Last year, Kalra authored a similar bill that called for a rate cap on loans up to $5,000, but the bill died in committee. So did a related bill he coauthored with Assemblyman Matt Dababneh, an Encino Democrat who later resigned amid allegations of sexual misconduct.

The current bill, AB 2500, is coauthored by Sen. Holly Mitchell (D-Los Angeles) and nine other legislators.

Graciela Aponte-Diaz of the Center for Responsible Lending, an advocacy group that is sponsoring the bill, called these super-expensive loans predatory and “disgusting” products that are pitched to desperate consumers.

“These are marketed as quick fixes, quick cash, but the truth is once people take these out, it’s far worse,” she said. “They lead to overdraft fees from banks, wage garnishment and bankruptcy.”


But Kalra’s bill would do much more than ban lenders’ priciest offerings. The bill would extend an existing set of rate caps that now apply to loans of less than $2,500 to all loans of up to $10,000. That would cap interest rates at roughly 19% for loans up to $10,000.

Had the caps been in effect in 2016, 98% of loans between $2,500 and $5,000 and 95% of loans up to $10,000 would have been outlawed. Only about $91 million of the $2.7 billion in loans made in those sizes in 2016 had rates below 20%.

Kalra said he believes the proposed cap is at an appropriate level “that allows for profit and allows for access to credit. Still, some economic studies suggest — and lenders agree — that a rate cap would lead to many fewer loans being made. The loans often are unsecured and made to borrowers with bad credit, making it unlikely that lenders would extend such loans at dramatically lower rates.

Indeed, lenders that specialize in the most expensive loans — including Orange County lender LoanMe and Fort Worth’s Elevate Credit — generally do not offer loans in states with interest rate caps. They also do not offer loans of less than $2,500 in California, as those loans would have to comply with existing rate caps.

Even Oportun, a Redwood City lender that the Center for Responsible Lending has worked with and that does not charge anywhere close to 100% for even its priciest loans, would have to curtail its lending, said Chief Executive Raul Vazquez.


In 2016, Oportun made more than $600 million in loans between $2,500 and $10,000. The vast majority charged interest rates of at least 25%, according to a report filed with the state Department of Business Oversight.

“At these rates, we’d have to decline a lot more people,” said Vazquez, who added that he is studying Kalra’s bill. “What we really want to do is to ask the author … to work with us to develop a cap that provides the needed consumer protections without cutting that access to credit.”
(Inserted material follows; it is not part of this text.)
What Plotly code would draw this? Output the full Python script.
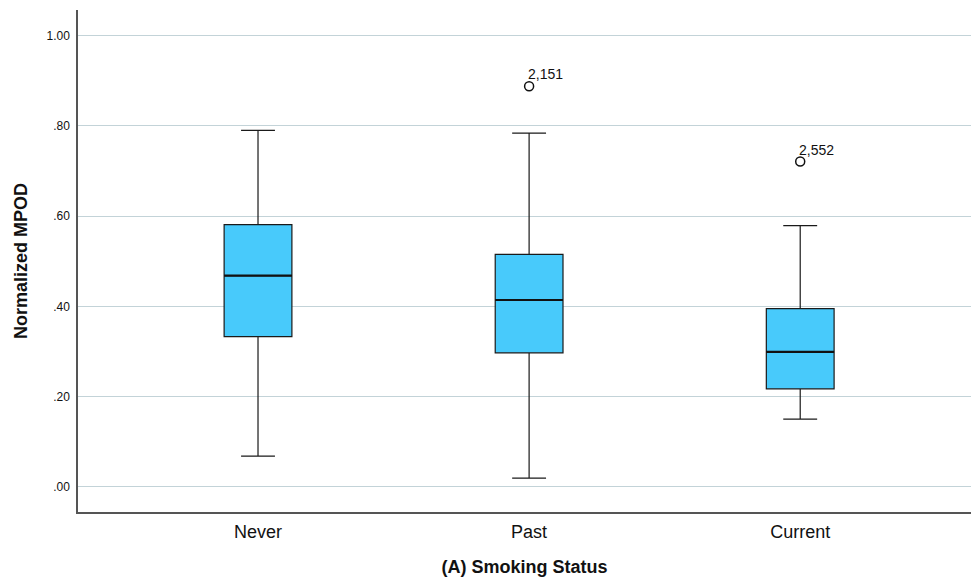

Oportun is one of the largest participants in a state pilot program that allows lenders to offer sub-$2,500 at rates above the interest rate cap if they comply with a handful of consumer-friendly rules, including adhering to strict underwriting and agreeing not to force customers into arbitration to settle disputes.

Vazquez said he would like to see Kalra’s legislation consider some of those elements rather than simply calling for a rate cap.

“It’s hard to boil a product down to one feature,” he said. “We want to have a thoughtful approach that considers all the elements of a responsible, affordable loan.”

One risk of creating too low a rate cap is that, if regulated lenders cut back, it could push borrowers to unregulated online lenders.


Officials in New York and other states have tried to crack down on high-interest loans offered by lenders affiliated with Native American tribes or headquartered on tribal land. Those entities argue they are not subject to state lending laws and can offer loans at whatever rates customers will accept.

Aponte-Diaz of the Center for Responsible Lending said it’s possible that a broader rate cap could make California an attractive market for tribal lenders but that the state nevertheless must act to protect consumers.

“We’ve got to take it one step at a time,” she said. “We want to take care of these licensed lenders. There are always loopholes, and payday lenders find them, but we have to take it little by little.”